Initializer of the MgO class.

Parameters:

  • gamma_eff\(\Gamma_{eff}\) is the updated Mie-Grüneisen (MG) parameter \(\Gamma\) for the linear reference of the Mie-Grüneisen (MGLR) model, that assumes the release path can be accurately reproduced with constant \(\Gamma\) along nearly its entirety. More details on the process of calculating the \(\Gamma_{eff}\) given experimental data can be found in [1]. Default value for MgO \(\Gamma_{eff}=1.1\).

  • initial_density – Density of MgO material at ambient environment conditions found here. Default Value \(3.58\). Units: \(g/cm^3\).

  • is_stochastic

    Boolean that defines if the Hugoniot used for this material is the deterministic one or multiple Hugoniots that are produced as a result of the Bayesian Inference framework will be used.

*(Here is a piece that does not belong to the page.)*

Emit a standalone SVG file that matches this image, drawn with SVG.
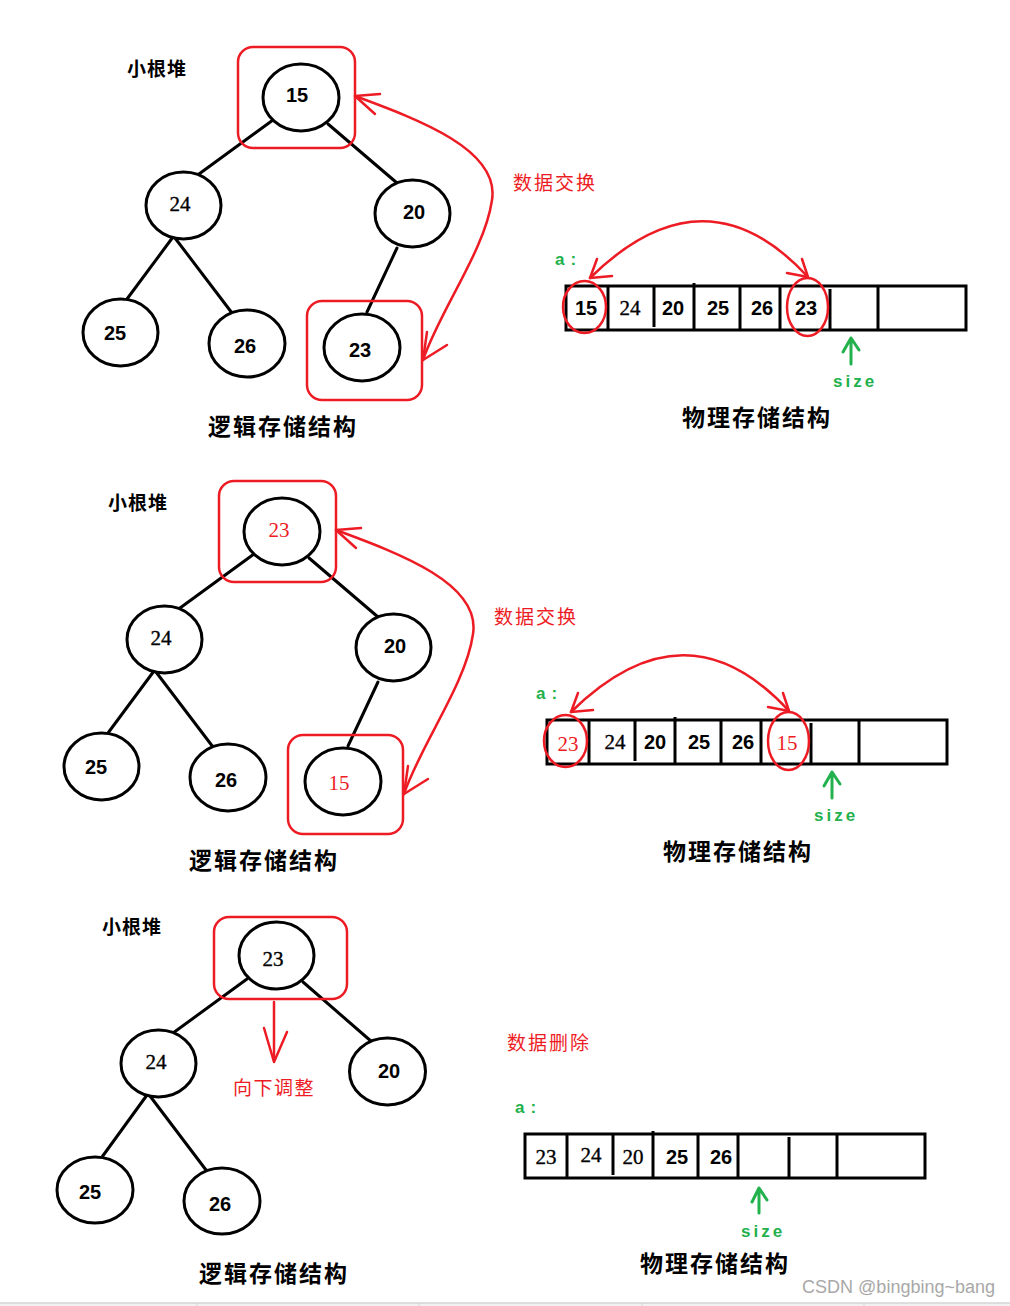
<svg xmlns="http://www.w3.org/2000/svg" width="1010" height="1306" viewBox="0 0 1010 1306">
<style>
.node ellipse{fill:#fff;stroke:#000;stroke-width:3}
.edge line{stroke:#000;stroke-width:3;stroke-linecap:round}
.red{stroke:#ed1c24;fill:none;stroke-width:2.5;stroke-linecap:round;stroke-linejoin:round}
.grn{stroke:#22b14c;fill:none;stroke-width:3;stroke-linecap:round;stroke-linejoin:round}
.ns{font-family:"Liberation Sans",Arial,sans-serif;font-weight:bold;font-size:20px;text-anchor:middle;fill:#000}
.nr{font-family:"Liberation Serif","DejaVu Serif",serif;font-size:21px;text-anchor:middle;fill:#000;stroke:#000;stroke-width:0.35}
.rt{fill:#ed1c24;stroke:none}
.cjk{font-family:"Noto Sans CJK SC",sans-serif;font-weight:bold;fill:#000}
.lbl{font-size:23px;letter-spacing:2px}
.heap{font-size:19px;letter-spacing:1px}
.redt{fill:#ed1c24;font-family:"Noto Sans CJK SC",sans-serif;font-size:19px;letter-spacing:2px}
.mono{font-family:"Liberation Sans",Arial,sans-serif;font-weight:bold;font-size:17px;fill:#22b14c;letter-spacing:3px}
.ac{letter-spacing:6px}
.arr rect{fill:#fff;stroke:#000;stroke-width:3}
.arr line{stroke:#000;stroke-width:3}
</style>
<rect x="0" y="0" width="1010" height="1306" fill="#fff"/>

<!-- ============ PANEL 1 ============ -->
<g id="panel1">
  <text class="cjk heap" x="127" y="76">小根堆</text>
  <g id="p1-connectors" class="edge">
    <line x1="273" y1="120" x2="199" y2="174"/>
    <line x1="328" y1="124" x2="397" y2="183"/>
    <line x1="173" y1="237" x2="127" y2="299"/>
    <line x1="175" y1="238" x2="232" y2="313"/>
    <line x1="397" y1="248" x2="367" y2="312"/>
  </g>
  <g id="p1-n15" class="node"><ellipse cx="301" cy="97.5" rx="38" ry="33.5"/><text class="ns" x="297" y="102">15</text></g>
  <g id="p1-n24" class="node"><ellipse cx="183.5" cy="205.5" rx="37.5" ry="33.5"/><text class="nr" x="180" y="211">24</text></g>
  <g id="p1-n20" class="node"><ellipse cx="412.5" cy="213.5" rx="37.5" ry="33.5"/><text class="ns" x="414" y="219">20</text></g>
  <g id="p1-n25" class="node"><ellipse cx="120.5" cy="332.5" rx="37.5" ry="33.5"/><text class="ns" x="115" y="340">25</text></g>
  <g id="p1-n26" class="node"><ellipse cx="247" cy="343.5" rx="38" ry="33.5"/><text class="ns" x="245" y="353">26</text></g>
  <g id="p1-n23" class="node"><ellipse cx="362" cy="347.5" rx="38" ry="33.5"/><text class="ns" x="360" y="357">23</text></g>
  <rect class="red" x="238" y="47" width="117" height="101" rx="15"/>
  <rect class="red" x="307" y="301" width="115" height="99" rx="15"/>
  <g id="p1-swap">
    <path class="red" d="M355,96 C420,120 500,150 492,200 C485,250 440,310 423,360"/>
    <path class="red" d="M380,94 L355,96 L375,114"/>
    <path class="red" d="M427,332 L423,360 L447,345"/>
  </g>
  <text class="cjk lbl" x="208" y="435">逻辑存储结构</text>
  <text class="redt" x="513" y="190">数据交换</text>
  <text class="mono ac" x="555" y="265">a:</text>
  <g id="p1-array" class="arr">
    <rect x="566" y="286" width="400" height="44"/>
    <line x1="608" y1="286" x2="608" y2="330"/>
    <line x1="654" y1="286" x2="654" y2="327"/>
    <line x1="694" y1="283" x2="694" y2="330"/>
    <line x1="740" y1="286" x2="740" y2="330"/>
    <line x1="780" y1="286" x2="780" y2="330"/>
    <line x1="830" y1="289" x2="830" y2="330"/>
    <line x1="878" y1="286" x2="878" y2="330"/>
    <text class="ns" x="586" y="315">15</text>
    <text class="nr" x="630" y="315">24</text>
    <text class="ns" x="673" y="315">20</text>
    <text class="ns" x="718" y="315">25</text>
    <text class="ns" x="762" y="315">26</text>
    <text class="ns" x="806" y="315">23</text>
  </g>
  <ellipse class="red" cx="584.5" cy="307" rx="21.5" ry="26"/>
  <ellipse class="red" cx="807.5" cy="307" rx="20.5" ry="29"/>
  <path class="red" d="M590,278 Q705,165 808,277"/>
  <path class="red" d="M597,259 L590,278 L612,276"/>
  <path class="red" d="M802,259 L808,277 L787,273"/>
  <path class="grn" d="M851,364 L851,338 M843,352 L851,338 L859,350"/>
  <text class="mono" x="833" y="387">size</text>
  <text class="cjk lbl" x="682" y="426">物理存储结构</text>
</g>

<!-- ============ PANEL 2 ============ -->
<g id="panel2" transform="translate(-19,434)">
  <text class="cjk heap" x="127" y="76">小根堆</text>
  <g id="p2-connectors" class="edge">
    <line x1="273" y1="120" x2="199" y2="174"/>
    <line x1="328" y1="124" x2="397" y2="183"/>
    <line x1="173" y1="237" x2="127" y2="299"/>
    <line x1="175" y1="238" x2="232" y2="313"/>
    <line x1="397" y1="248" x2="367" y2="312"/>
  </g>
  <g id="p2-n23" class="node"><ellipse cx="301" cy="97.5" rx="38" ry="33.5"/><text class="nr rt" x="298" y="103">23</text></g>
  <g id="p2-n24" class="node"><ellipse cx="183.5" cy="205.5" rx="37.5" ry="33.5"/><text class="nr" x="180" y="211">24</text></g>
  <g id="p2-n20" class="node"><ellipse cx="412.5" cy="213.5" rx="37.5" ry="33.5"/><text class="ns" x="414" y="219">20</text></g>
  <g id="p2-n25" class="node"><ellipse cx="120.5" cy="332.5" rx="37.5" ry="33.5"/><text class="ns" x="115" y="340">25</text></g>
  <g id="p2-n26" class="node"><ellipse cx="247" cy="343.5" rx="38" ry="33.5"/><text class="ns" x="245" y="353">26</text></g>
  <g id="p2-n15" class="node"><ellipse cx="362" cy="347.5" rx="38" ry="33.5"/><text class="nr rt" x="358" y="356">15</text></g>
  <rect class="red" x="238" y="47" width="117" height="101" rx="15"/>
  <rect class="red" x="307" y="301" width="115" height="99" rx="15"/>
  <g id="p2-swap">
    <path class="red" d="M355,96 C420,120 500,150 492,200 C485,250 440,310 423,360"/>
    <path class="red" d="M380,94 L355,96 L375,114"/>
    <path class="red" d="M427,332 L423,360 L447,345"/>
  </g>
  <text class="cjk lbl" x="208" y="435">逻辑存储结构</text>
  <text class="redt" x="513" y="190">数据交换</text>
  <text class="mono ac" x="555" y="265">a:</text>
  <g id="p2-array" class="arr">
    <rect x="566" y="286" width="400" height="44"/>
    <line x1="608" y1="286" x2="608" y2="330"/>
    <line x1="654" y1="286" x2="654" y2="327"/>
    <line x1="694" y1="283" x2="694" y2="330"/>
    <line x1="740" y1="286" x2="740" y2="330"/>
    <line x1="780" y1="286" x2="780" y2="330"/>
    <line x1="830" y1="289" x2="830" y2="330"/>
    <line x1="878" y1="286" x2="878" y2="330"/>
    <text class="nr rt" x="587" y="317">23</text>
    <text class="nr" x="634" y="315">24</text>
    <text class="ns" x="674" y="315">20</text>
    <text class="ns" x="718" y="315">25</text>
    <text class="ns" x="762" y="315">26</text>
    <text class="nr rt" x="806" y="316">15</text>
  </g>
  <ellipse class="red" cx="584.5" cy="307" rx="21.5" ry="26"/>
  <ellipse class="red" cx="807.5" cy="307" rx="20.5" ry="29"/>
  <path class="red" d="M590,278 Q705,165 808,277"/>
  <path class="red" d="M597,259 L590,278 L612,276"/>
  <path class="red" d="M802,259 L808,277 L787,273"/>
  <path class="grn" d="M851,364 L851,338 M843,352 L851,338 L859,350"/>
  <text class="mono" x="833" y="387">size</text>
  <text class="cjk lbl" x="682" y="426">物理存储结构</text>
</g>

<!-- ============ PANEL 3 ============ -->
<g id="panel3">
  <text class="cjk heap" x="102" y="934">小根堆</text>
  <g id="p3-connectors" class="edge">
    <line x1="247" y1="979" x2="173" y2="1033"/>
    <line x1="303" y1="982" x2="372" y2="1042"/>
    <line x1="147" y1="1095" x2="102" y2="1157"/>
    <line x1="150" y1="1096" x2="206" y2="1170"/>
  </g>
  <g id="p3-n23" class="node"><ellipse cx="276.5" cy="955.5" rx="37.5" ry="33.5"/><text class="nr" x="273" y="966">23</text></g>
  <g id="p3-n24" class="node"><ellipse cx="158.5" cy="1063.5" rx="37.5" ry="33.5"/><text class="nr" x="156" y="1069">24</text></g>
  <g id="p3-n20" class="node"><ellipse cx="387.5" cy="1071.5" rx="38" ry="33.5"/><text class="ns" x="389" y="1078">20</text></g>
  <g id="p3-n25" class="node"><ellipse cx="95" cy="1190" rx="38" ry="33"/><text class="ns" x="90" y="1199">25</text></g>
  <g id="p3-n26" class="node"><ellipse cx="222" cy="1201" rx="38" ry="33"/><text class="ns" x="220" y="1211">26</text></g>
  <rect class="red" x="214" y="917" width="133" height="82" rx="15"/>
  <g id="p3-down">
    <path class="red" d="M274,1002 L274,1060"/>
    <path class="red" d="M264,1028 L274,1062 L287,1032"/>
  </g>
  <text class="redt" x="233" y="1095" style="letter-spacing:1.5px">向下调整</text>
  <text class="cjk lbl" x="199" y="1282">逻辑存储结构</text>
  <text class="redt" x="507" y="1050">数据删除</text>
  <text class="mono ac" x="515" y="1113">a:</text>
  <g id="p3-array" class="arr">
    <rect x="525" y="1134" width="400" height="44"/>
    <line x1="567" y1="1134" x2="567" y2="1178"/>
    <line x1="613" y1="1134" x2="613" y2="1175"/>
    <line x1="653" y1="1131" x2="653" y2="1178"/>
    <line x1="698" y1="1134" x2="698" y2="1178"/>
    <line x1="738" y1="1134" x2="738" y2="1178"/>
    <line x1="789" y1="1137" x2="789" y2="1178"/>
    <line x1="837" y1="1134" x2="837" y2="1178"/>
    <text class="nr" x="546" y="1164">23</text>
    <text class="nr" x="591" y="1162">24</text>
    <text class="nr" x="633" y="1164">20</text>
    <text class="ns" x="677" y="1164">25</text>
    <text class="ns" x="721" y="1164">26</text>
  </g>
  <path class="grn" d="M759,1213 L759,1188 M752,1202 L759,1188 L767,1200"/>
  <text class="mono" x="741" y="1237">size</text>
  <text class="cjk lbl" x="640" y="1272">物理存储结构</text>
</g>

<text x="995" y="1293" text-anchor="end" font-family="Liberation Sans, Arial, sans-serif" font-size="18" fill="#a8a8a8">CSDN @bingbing~bang</text>
<rect x="0" y="1303" width="1010" height="3" fill="#f2f2f2"/>
<line x1="0" y1="1303" x2="1010" y2="1303" stroke="#d4d4d4" stroke-width="1.5"/>
<g stroke="#d4d4d4" stroke-width="1">
  <line x1="197" y1="1303" x2="197" y2="1306"/>
  <line x1="419" y1="1303" x2="419" y2="1306"/>
  <line x1="642" y1="1303" x2="642" y2="1306"/>
  <line x1="864" y1="1303" x2="864" y2="1306"/>
</g>
</svg>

    • If True, then samples of the Bayesian Inference will be used to generate the hugoniots_list attributed.

    • If False, only the nominal Hugoniot populates the list, and is derived from the least-square fitting of its analytical equation to the experimental data.

    Default value: False.

  • released

    released: Boolean parameter indicating whether the reflected shock produced at the interface of the current material with the next is a rarefaction or a reshock.

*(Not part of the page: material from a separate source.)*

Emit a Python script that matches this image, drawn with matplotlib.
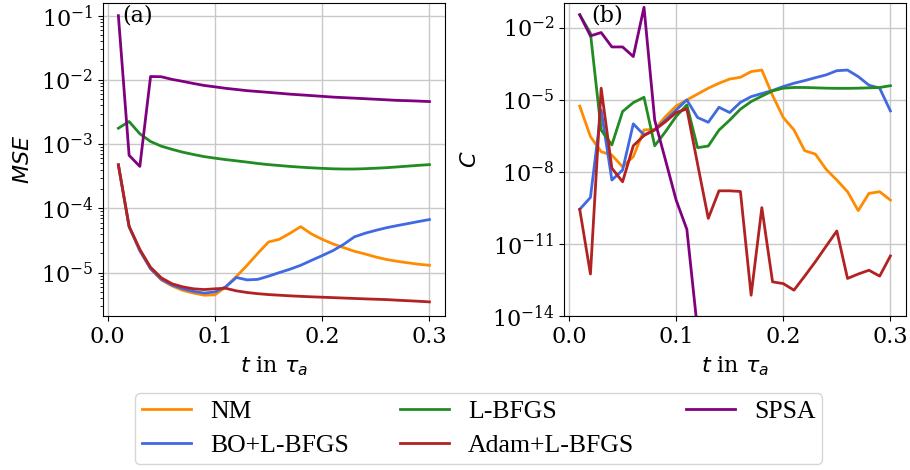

    • If True, then the algorithms assumes that the material undergoes release and compute the release part of the isentrope.

    • If False, then the algorithm assumes the material will be reshocked and computed the respective part of the isentrope.

    Default value: True.

analytical_shock_velocity_equation(parameters: list, hugoniot_particle_velocity: ndarray)

Analytical Hugoniot equation for MgO, given by the following second order polynomial. \(U_s = a_0+a_1 \cdot u_p + a_2 \cdot u_p^2\)

Parameters:

  • parameters – A list containing the parameters \([a_0, a_1, a_2]\).

  • hugoniot_particle_velocity – The particle velocity \((u_p)\) domain where the values of the shock velocities \(U_s\) of the MgO will be calculated.

Attributes

MgO.nominal_hugoniot: Hugoniot

This attribute represents the deterministic value all possible shocked states of the MgO material. It is derived from the least-square fitting of its analytical equation to the experimental data. The fit of the data to a quadratic polynomial yields the following coefficients. \(\{a_0, a_1, a_2\} = \{6.6161, 1.4111, -0.016277\}\)

MgO.hugoniots_list

A list of the possible material Hugoniots. If the initialization parameter is_stochastic is False, then the nominal Hugoniot will be a member of the list. Otherwise, uncertain Hugoniots are generated using samples produced by the Bayesian Inference and are contained in the samplesMgO.p pickle file, inside the data folder of the materials_database module.